Luc 5, 12-16

Le récit de miracle

Daniel Marguerat

Vie et destin de Jésus de Nazareth, p. 119s

 

Dans les évangiles, les guérisons rattachent Jésus à la pratique thérapeutique de son temps, avec d’indéniables originalités ; ils concrétisent dans le présent la visibilité du Règne de Dieu et valorisent la foi de la personne dans le processus de guérison : Va, ta foi t’a sauvé.

Pourquoi a-t-on continué de raconter, et avec profusion, les miracles de Jésus ? Parce qu’ils émettent une protestation contre les ravages du mal qui défigurent l’humanité. Parce qu’ils proclament que la souffrance n’est pas une fatalité, encore moins une sanction divine. Parce que le lien établi avec le Règne de Dieu fait comprendre que la transformation du corps symbolise une transformation du monde, où Dieu est reconnu dans sa volonté bonne envers les humains.

Un récit apocryphe, les Actes de Pierre et des douze apôtres, met en scène le Christ ressuscité sous l’apparence d’un médecin appelant les apôtres à soigner eux aussi ; lorsque ceux-ci rétorquent qu’ils n’ont pas appris l’art médical, Jésus répond que soigner les corps permet de soigner aussi les âmes. Jésus, docteur des âmes ? Ce qu’a bien perçu cet écrit du III° siècle, c’est la spécificité de l’action thérapeutique de Jésus comparée à la pratique médicale de son temps.
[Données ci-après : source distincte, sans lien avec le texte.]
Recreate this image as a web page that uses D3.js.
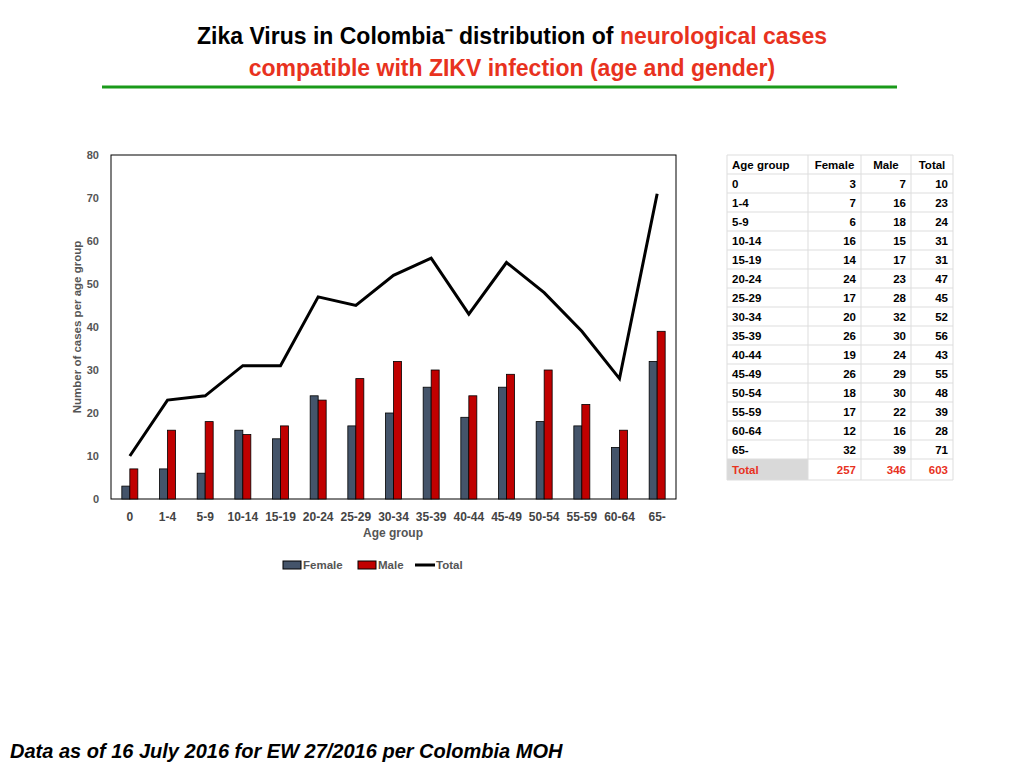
<!DOCTYPE html>
<html><head><meta charset="utf-8">
<script src="https://cdn.jsdelivr.net/npm/d3@7"></script>
<style>body{margin:0;background:#fff;font-family:"Liberation Sans",Arial,sans-serif}</style>
</head><body><svg id="c" width="1024" height="768"></svg>
<script>
var ageGroups = ["0","1-4","5-9","10-14","15-19","20-24","25-29","30-34","35-39","40-44","45-49","50-54","55-59","60-64","65-"];
var female = [3,7,6,16,14,24,17,20,26,19,26,18,17,12,32];
var male = [7,16,18,15,17,23,28,32,30,24,29,30,22,16,39];
var total = [10,23,24,31,31,47,45,52,56,43,55,48,39,28,71];
var yTicks = [0,10,20,30,40,50,60,70,80];

var svg = d3.select("#c");

// title
var t1 = svg.append("text").attr("x", 512).attr("y", 44).attr("text-anchor", "middle")
    .attr("font-size", 23).attr("font-weight", "bold");
t1.append("tspan").text("Zika Virus in Colombia\u207B  distribution of ");
t1.append("tspan").attr("fill", "#e8321e").text("neurological cases");
svg.append("text").attr("x", 512).attr("y", 76).attr("text-anchor", "middle")
    .attr("font-size", 23).attr("font-weight", "bold").attr("fill", "#e8321e")
    .text("compatible with ZIKV infection (age and gender)");
svg.append("line").attr("x1", 102).attr("x2", 897).attr("y1", 87).attr("y2", 87)
    .attr("stroke", "#1a9a1a").attr("stroke-width", 3);

// chart
var x = d3.scaleBand().domain(ageGroups).range([111, 676]);
var y = d3.scaleLinear().domain([0, 80]).range([499, 155]);
var bw = 8;

var yAx = svg.append("g").attr("transform", "translate(111,0)")
    .call(d3.axisLeft(y).tickValues(yTicks).tickSize(0).tickPadding(12));
yAx.select(".domain").remove();
yAx.selectAll("text").attr("font-size", 11).attr("font-weight", "bold").attr("fill", "#555")
    .attr("font-family", "Liberation Sans, Arial");

var xAx = svg.append("g").attr("transform", "translate(0,499)")
    .call(d3.axisBottom(x).tickSize(0).tickPadding(13));
xAx.select(".domain").remove();
xAx.selectAll("text").attr("font-size", 12).attr("font-weight", "bold").attr("fill", "#444")
    .attr("font-family", "Liberation Sans, Arial");

svg.append("rect").attr("x", 111).attr("y", 155).attr("width", 565).attr("height", 344)
    .attr("fill", "none").attr("stroke", "#000").attr("stroke-width", 1);

svg.selectAll(".f").data(female).enter().append("rect")
    .attr("x", (d, i) => x(ageGroups[i]) + x.bandwidth() / 2 - bw)
    .attr("y", d => y(d)).attr("width", bw).attr("height", d => 499 - y(d))
    .attr("fill", "#44546a").attr("stroke", "#000").attr("stroke-width", 0.8);
svg.selectAll(".m").data(male).enter().append("rect")
    .attr("x", (d, i) => x(ageGroups[i]) + x.bandwidth() / 2)
    .attr("y", d => y(d)).attr("width", bw).attr("height", d => 499 - y(d))
    .attr("fill", "#c00000").attr("stroke", "#000").attr("stroke-width", 0.8);

svg.append("path").datum(total)
    .attr("d", d3.line().x((d, i) => x(ageGroups[i]) + x.bandwidth() / 2).y(d => y(d)))
    .attr("fill", "none").attr("stroke", "#000").attr("stroke-width", 3);

svg.append("text").attr("transform", "translate(81,327) rotate(-90)").attr("text-anchor", "middle")
    .attr("font-size", 11.5).attr("font-weight", "bold").attr("fill", "#555")
    .text("Number  of cases per age group");
svg.append("text").attr("x", 393).attr("y", 537).attr("text-anchor", "middle")
    .attr("font-size", 12).attr("font-weight", "bold").attr("fill", "#555").text("Age group");

// legend
var lg = svg.append("g").attr("font-size", 11.5).attr("font-weight", "bold").attr("fill", "#555");
lg.append("rect").attr("x", 283).attr("y", 561).attr("width", 18).attr("height", 8).attr("fill", "#44546a").attr("stroke", "#000");
lg.append("text").attr("x", 303).attr("y", 569).text("Female");
lg.append("rect").attr("x", 358).attr("y", 561).attr("width", 18).attr("height", 8).attr("fill", "#c00000").attr("stroke", "#000");
lg.append("text").attr("x", 378).attr("y", 569).text("Male");
lg.append("line").attr("x1", 415).attr("x2", 435).attr("y1", 565).attr("y2", 565).attr("stroke", "#000").attr("stroke-width", 3);
lg.append("text").attr("x", 436).attr("y", 569).text("Total");

// table
var cols = [727, 808, 861, 911, 953];
var rowH = 19, tableTop = 155;
var tg = svg.append("g").attr("font-size", 11.5).attr("font-weight", "bold");
var rows = [["Age group","Female","Male","Total"]].concat(ageGroups.map((g, i) => [g, female[i], male[i], total[i]]));
rows.push(["Total", d3.sum(female), d3.sum(male), d3.sum(total)]);
var nRows = rows.length;
tg.append("rect").attr("x", cols[0]).attr("y", tableTop + rowH * (nRows - 1)).attr("width", cols[1] - cols[0]).attr("height", rowH + 2).attr("fill", "#d9d9d9");
for (var r = 0; r <= nRows; r++) {
  var yy = tableTop + rowH * r + (r === nRows ? 2 : 0);
  tg.append("line").attr("x1", cols[0]).attr("x2", cols[4]).attr("y1", yy).attr("y2", yy).attr("stroke", "#ddd");
}
cols.forEach(c => tg.append("line").attr("x1", c).attr("x2", c).attr("y1", tableTop).attr("y2", tableTop + rowH * nRows + 2).attr("stroke", "#ddd"));
rows.forEach((row, r) => {
  var isTot = r === nRows - 1;
  var ty = tableTop + rowH * r + 14 + (isTot ? 1 : 0);
  row.forEach((v, c) => {
    var hdr = r === 0;
    tg.append("text")
      .attr("x", c === 0 ? cols[0] + 5 : (hdr ? (cols[c] + cols[c + 1]) / 2 : cols[c + 1] - 5))
      .attr("y", ty)
      .attr("text-anchor", c === 0 ? "start" : (hdr ? "middle" : "end"))
      .attr("fill", isTot ? "#e8321e" : "#000")
      .text(v);
  });
});

svg.append("text").attr("x", 10).attr("y", 758).attr("font-size", 20).attr("font-weight", "bold")
    .attr("font-style", "italic").text("Data as of 16 July 2016 for EW 27/2016 per Colombia MOH");
</script></body></html>
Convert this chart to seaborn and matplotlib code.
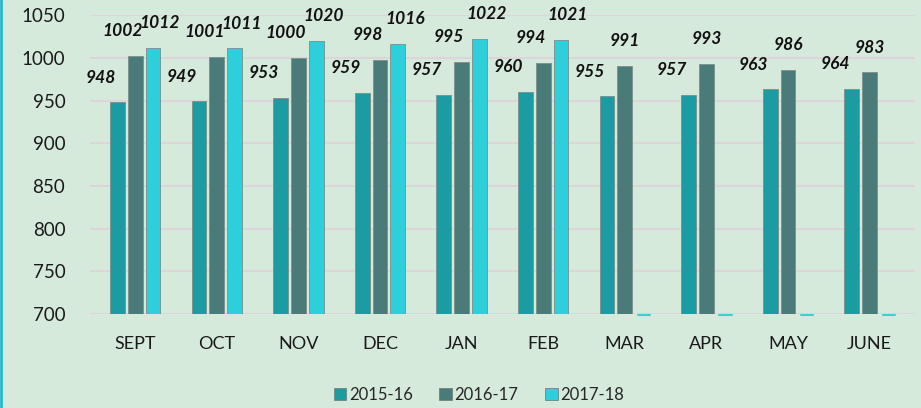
import numpy as np
import pandas as pd
import seaborn as sns
import matplotlib.pyplot as plt
from matplotlib.lines import Line2D

# data
months = ["SEPT", "OCT", "NOV", "DEC", "JAN", "FEB", "MAR", "APR", "MAY", "JUNE"]
y2015_16 = [948, 949, 953, 959, 957, 960, 955, 957, 963, 964]
y2016_17 = [1002, 1001, 1000, 998, 995, 994, 991, 993, 986, 983]
y2017_18 = [1012, 1011, 1020, 1016, 1022, 1021, np.nan, np.nan, np.nan, np.nan]
seasons = ["2015-16", "2016-17", "2017-18"]
colors = ["#1b9ba2", "#4a7b79", "#2ccfda"]

bg = "#d6eadc"

df = pd.DataFrame({
    "month": months * 3,
    "season": np.repeat(seasons, len(months)),
    "value": y2015_16 + y2016_17 + y2017_18,
})

sns.set_style("white")
plt.rcParams["font.family"] = ["Lato", "DejaVu Sans"]

fig = plt.figure(figsize=(9.21, 4.08), dpi=100, facecolor=bg)
ax = fig.add_axes([0.098, 0.230, 0.895, 0.733])
ax.set_facecolor(bg)

sns.barplot(data=df, x="month", y="value", hue="season", order=months,
            hue_order=seasons, palette=colors, saturation=1, width=0.655, gap=0.17,
            edgecolor="#7a8f8a", linewidth=0.6, ax=ax, legend=True)

ax.set_ylim(700, 1050)
ax.set_yticks(range(700, 1051, 50))
ax.yaxis.grid(True, color="#dcd6d8", linewidth=1.6)
ax.set_axisbelow(True)
for s in ax.spines.values():
    s.set_visible(False)
ax.tick_params(axis="both", length=0, labelsize=13, colors="#1a1a1a")
ax.tick_params(axis="y", labelsize=13.5, pad=18)
ax.tick_params(axis="x", pad=16)
ax.set_xlabel("")
ax.set_ylabel("")
ax.set_xlim(-0.55, 9.55)

# value labels (offset sideways like the original 3D layout)
has17 = [not np.isnan(v) for v in y2017_18]
for k, cont in enumerate(ax.containers):
    for i, p in enumerate(cont.patches):
        h = p.get_height()
        if np.isnan(h) or h == 0:
            continue
        if k == 0:
            dx = -12
        elif k == 1:
            dx = -9 if has17[i] else 0
        else:
            dx = 5
        ax.annotate(f"{int(round(h))}", (p.get_x() + p.get_width() / 2, h),
                    xytext=(dx, 12), textcoords="offset points",
                    ha="center", va="bottom", fontsize=12.5,
                    fontweight="bold", fontstyle="italic", color="#111111")

# flat stubs for the missing 2017-18 months
for i, ok in enumerate(has17):
    if not ok:
        ax.plot([i + 0.16, i + 0.31], [699, 699], color="#3ccfd6",
                linewidth=1.5, clip_on=False)

ax.legend_.remove()
handles = [plt.Rectangle((0, 0), 1, 1, facecolor=c, edgecolor="#6f8580", linewidth=0.6)
           for c in colors]
fig.legend(handles, seasons, loc="lower center", bbox_to_anchor=(0.52, -0.025),
           ncol=3, frameon=False, fontsize=12, handlelength=0.75, handleheight=0.75,
           handletextpad=0.15, columnspacing=1.6)

fig.add_artist(Line2D([0.0015, 0.0015], [0, 1], transform=fig.transFigure,
                      color="#27b9c8", linewidth=2))

fig.savefig("out.png", dpi=100, facecolor=bg)
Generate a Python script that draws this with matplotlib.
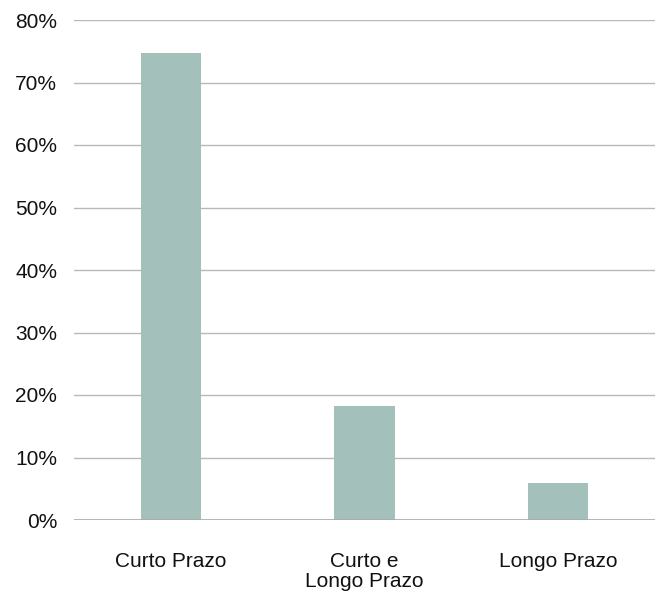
import matplotlib
matplotlib.use("Agg")
import matplotlib.pyplot as plt
from matplotlib.ticker import FuncFormatter

categories = ["Curto Prazo", "Curto e\nLongo Prazo", "Longo Prazo"]
values = [74.7, 18.2, 5.9]
yticks = [0, 10, 20, 30, 40, 50, 60, 70, 80]

plt.rcParams["font.family"] = ["Liberation Sans", "DejaVu Sans"]

fig = plt.figure(figsize=(6.55, 5.93), dpi=100)
ax = fig.add_axes([74 / 655, 1 - 520 / 593, 581 / 655, 500 / 593])

x = range(len(categories))
ax.bar(x, values, width=0.31, color="#a3c1ba", zorder=2)

ax.set_xlim(-0.5, len(categories) - 0.5)
ax.set_ylim(0, 80)
ax.set_yticks(yticks)
ax.yaxis.set_major_formatter(FuncFormatter(lambda v, p: f"{int(v)}%"))
ax.grid(axis="y", color="#b8b8b8", linewidth=1, zorder=0)
ax.axhline(0, color="#aaaaaa", linewidth=1.2, zorder=3)

for s in ax.spines.values():
    s.set_visible(False)

ax.set_xticks(list(x))
ax.set_xticklabels(categories, va="top", linespacing=1.1)
ax.tick_params(axis="both", length=0, labelsize=15, colors="#111111")
ax.tick_params(axis="x", pad=23)
ax.tick_params(axis="y", pad=12)

fig.savefig("out.png", dpi=100)
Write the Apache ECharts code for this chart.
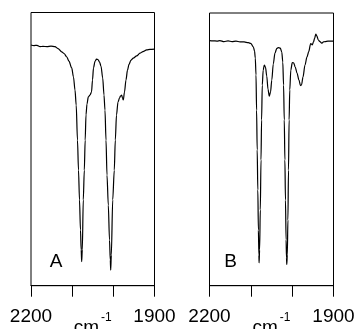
<!DOCTYPE html>
<html>
<head>
<meta charset="utf-8">
<script src="https://cdn.jsdelivr.net/npm/echarts@6/dist/echarts.min.js"></script>
<style>
html,body{margin:0;padding:0;background:#fff;}
#c{width:354px;height:329px;}
</style>
</head>
<body>
<div id="c"></div>
<script>
// Panel A spectrum: wavenumber (cm-1) and relative transmittance (%)
var wnA = [2200,2192.7,2185.4,2178.1,2170.9,2161.1,2151.4,2141.7,2134.4,2125.4,2119.8,2113.3,2107.7,2101.1,2096.8,2093.1,2090.2,2087.1,2084.6,2082.2,2079.8,2078.1,2076.9,2075.4,2073.0,2070.5,2068.4,2066.4,2064.0,2060.8,2056.7,2053.0,2050.6,2048.2,2044.5,2040.9,2037.3,2033.6,2030.0,2025.8,2022.7,2020.3,2017.8,2015.4,2012.2,2009.3,2007.4,2006.4,2004.9,2001.5,1997.7,1995.2,1992.3,1988.7,1985.0,1982.6,1979.7,1977.8,1975.8,1972.9,1969.3,1965.6,1962.0,1957.1,1951.6,1943.3,1935.3,1928.0,1919.0,1911.0,1900];
var tA  = [88.1,87.9,88.0,87.5,87.6,87.5,87.7,87.5,86.8,85.6,85.0,83.8,82.2,79.7,76.4,71.6,66.1,53.3,42.3,31.4,20.4,13.1,8.8,13.1,31.4,42.3,53.3,62.5,66.5,69.1,69.8,70.9,75.3,79.7,82.1,82.9,82.8,81.9,80.4,76.0,69.8,64.3,53.3,40.5,29.5,16.7,9.4,5.7,11.2,31.4,42.3,53.3,62.5,67.2,68.7,69.4,69.8,68.7,68.0,70.9,75.3,78.9,81.0,82.6,83.3,84.1,85.1,85.7,86.3,86.5,86.6];
// Panel B spectrum
var wnB = [2200,2191.5,2181.9,2174.6,2164.9,2155.2,2145.6,2135.9,2126.2,2116.5,2106.1,2099.6,2094.0,2091.1,2089.2,2087.5,2086.1,2084.6,2083.1,2081.7,2080.5,2080.0,2078.8,2077.1,2075.4,2074.0,2072.3,2070.1,2067.5,2064.6,2061.5,2058.5,2055.4,2052.4,2049.3,2045.7,2041.6,2037.2,2033.6,2028.7,2025.1,2022.7,2020.8,2019.1,2017.6,2016.2,2014.7,2013.7,2013.0,2011.8,2010.3,2008.9,2007.4,2005.8,2003.3,1999.7,1996.3,1992.7,1988.3,1983.5,1979.9,1977.4,1973.8,1969.0,1964.1,1960.0,1955.2,1951.3,1948.4,1945.5,1942.9,1940.4,1936.8,1932.7,1928.6,1924.2,1920.6,1913.3,1906.1,1900];
var tB  = [89.9,89.8,89.7,89.9,89.5,89.8,89.5,89.7,89.4,89.4,89.1,88.8,87.6,86.1,83.5,77.3,64.4,49.8,35.1,20.4,11.3,8.4,13.1,27.8,46.1,60.8,73.6,79.1,80.9,80.2,76.9,72.1,69.5,71.0,75.4,81.3,85.3,87.0,87.3,87.1,85.7,82.0,73.6,60.8,46.1,31.4,16.8,10.2,7.8,11.3,24.1,42.4,60.8,71.8,79.1,81.8,81.7,80.2,78.0,75.4,73.4,73.6,76.5,80.9,83.9,85.8,88.8,88.3,89.4,90.8,92.3,91.6,90.1,89.5,88.9,89.4,89.5,89.7,89.7,89.7];
var xTicks = [2200, 2100, 2000, 1900];
var endLabels = [2200, 1900];
var panelLabels = ['A', 'B'];
var unitMain = 'cm';
var unitSup = '-1';

function zip(a, b) { return a.map(function (v, i) { return [v, b[i]]; }); }

var FONT = 'Liberation Sans';
function xAxisFor(idx) {
  return {
    type: 'value', gridIndex: idx, inverse: true,
    min: xTicks[xTicks.length - 1], max: xTicks[0], interval: 100,
    axisLine: { show: true, onZero: false, lineStyle: { color: '#000', width: 1 } },
    axisTick: { show: true, inside: false, length: 11, lineStyle: { color: '#000', width: 1 } },
    splitLine: { show: false },
    axisLabel: {
      margin: 22, fontFamily: FONT, fontSize: 19, color: '#000',
      formatter: function (v) { return endLabels.indexOf(v) >= 0 ? String(v) : ''; }
    },
    name: '{m|' + unitMain + '}{s|' + unitSup + '}',
    nameLocation: 'middle', nameGap: 26, nameMoveOverlap: false,
    nameTextStyle: {
      rich: {
        m: { fontFamily: FONT, fontSize: 19, color: '#000', lineHeight: 32, verticalAlign: 'middle' },
        s: { fontFamily: FONT, fontSize: 12, color: '#000', lineHeight: 12, verticalAlign: 'top', padding: [0, 0, 0, 2] }
      }
    }
  };
}
function yAxisFor(idx) {
  return {
    type: 'value', gridIndex: idx, min: 0, max: 100,
    axisLine: { show: false }, axisTick: { show: false },
    axisLabel: { show: false }, splitLine: { show: false }
  };
}

var chart = echarts.init(document.getElementById('c'), null, { renderer: 'canvas' });
chart.setOption({
  animation: false,
  backgroundColor: '#fff',
  grid: [
    { left: 31, top: 12.5, width: 123.5, height: 273.2, show: true, borderColor: '#000', borderWidth: 1, backgroundColor: 'transparent', containLabel: false, outerBoundsMode: 'none' },
    { left: 209.5, top: 13, width: 124, height: 272.7, show: true, borderColor: '#000', borderWidth: 1, backgroundColor: 'transparent', containLabel: false, outerBoundsMode: 'none' }
  ],
  xAxis: [xAxisFor(0), xAxisFor(1)],
  yAxis: [yAxisFor(0), yAxisFor(1)],
  series: [
    { type: 'line', xAxisIndex: 0, yAxisIndex: 0, data: zip(wnA, tA), showSymbol: false, smooth: 0.3, smoothMonotone: 'x', lineStyle: { color: '#000', width: 1.2 } },
    { type: 'line', xAxisIndex: 1, yAxisIndex: 1, data: zip(wnB, tB), showSymbol: false, smooth: 0.3, smoothMonotone: 'x', lineStyle: { color: '#000', width: 1.2 } }
  ],
  graphic: [
    { type: 'text', x: 56, y: 261.5, style: { text: panelLabels[0], font: '19px "' + FONT + '"', fill: '#000', align: 'center', verticalAlign: 'middle' } },
    { type: 'text', x: 230.5, y: 261.5, style: { text: panelLabels[1], font: '19px "' + FONT + '"', fill: '#000', align: 'center', verticalAlign: 'middle' } }
  ]
});
</script>
</body>
</html>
La médecine grecque hippocratique part des symptômes pour identifier l’organe malade; parce qu’elle recherche la cause du dysfonctionnement organique, on peut la nommer pathogénique, ce qui revient à dire qu’elle est orientée sur l’origine de la souffrance. L’action thérapeutique de Jésus n’est pas pathogénique, mais, j’ose le dire, salutogénique; elle ne recherche pas l’origine de la maladie, mais installe le malade dans un état de pardon, de compassion éprouvée, de bien-être avec Dieu, en un mot de salut que Jésus conceptualise sous le label Règne de Dieu. Cette pratique thérapeutique articule le corporel et le spirituel dans une vision proprement holistique de la personne humaine.